US President Donald Trump declared that the Strait of Hormuz would soon be reopened, and restrictions on maritime traffic would be lifted after the agreement’s formal signing, anticipated later this week. This strategic move is expected to reinstate the functionality of one of the globe’s critical energy trade routes, which typically facilitates the transport of about 20% of the world’s oil supplies. Iran has also confirmed the agreement, though comprehensive details will be made public only after the official signing ceremony in Switzerland.
The market’s positive reception extended beyond oil, as European natural gas prices declined, while gold and copper benefited from a weaker US dollar. Additionally, stock markets reacted favorably to the prospects of enhanced global energy flows. However, analysts warn that several hurdles remain before maritime traffic through the Strait can return to normal.

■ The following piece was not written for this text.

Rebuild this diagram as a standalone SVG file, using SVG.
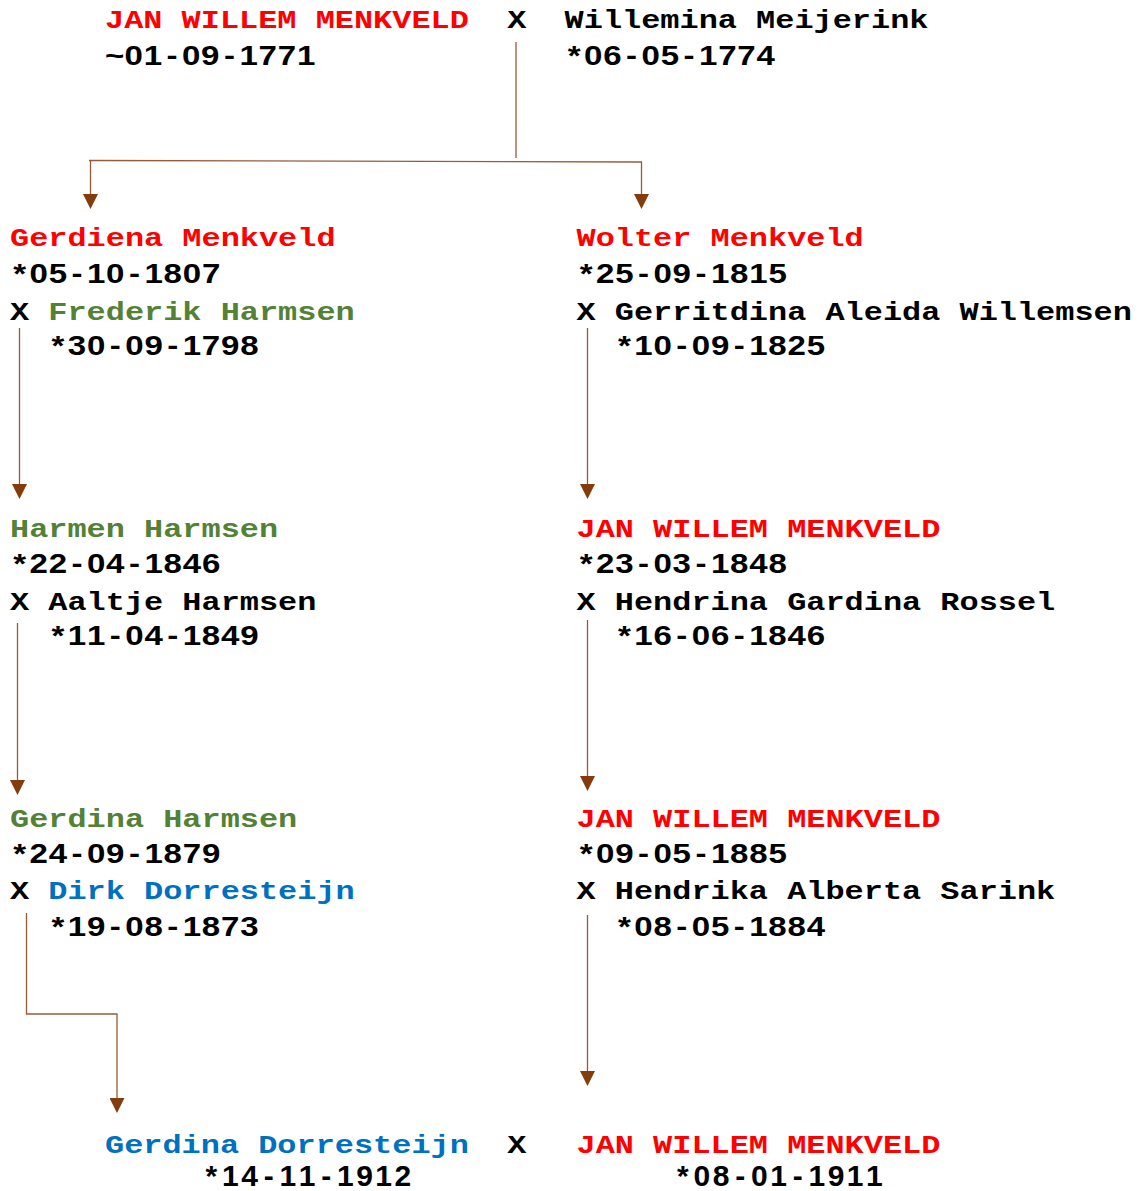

The process of mine-clearing, establishing security measures, and addressing increased insurance costs for vessels could impede the full recovery of shipping activities through this crucial waterway.
This conflict, which erupted earlier this year, has notably disrupted global energy markets, particularly following the closure of the Strait of Hormuz and the subsequent impact on Gulf region shipping activities. Although some oil exports managed to continue via alternative routes, the overall disturbance led to heightened volatility across global commodity markets. With the peace agreement anticipated to be signed shortly, investors are keenly observing the forthcoming implementation details and future talks, especially those concerning Iran’s nuclear program and broader regional security issues.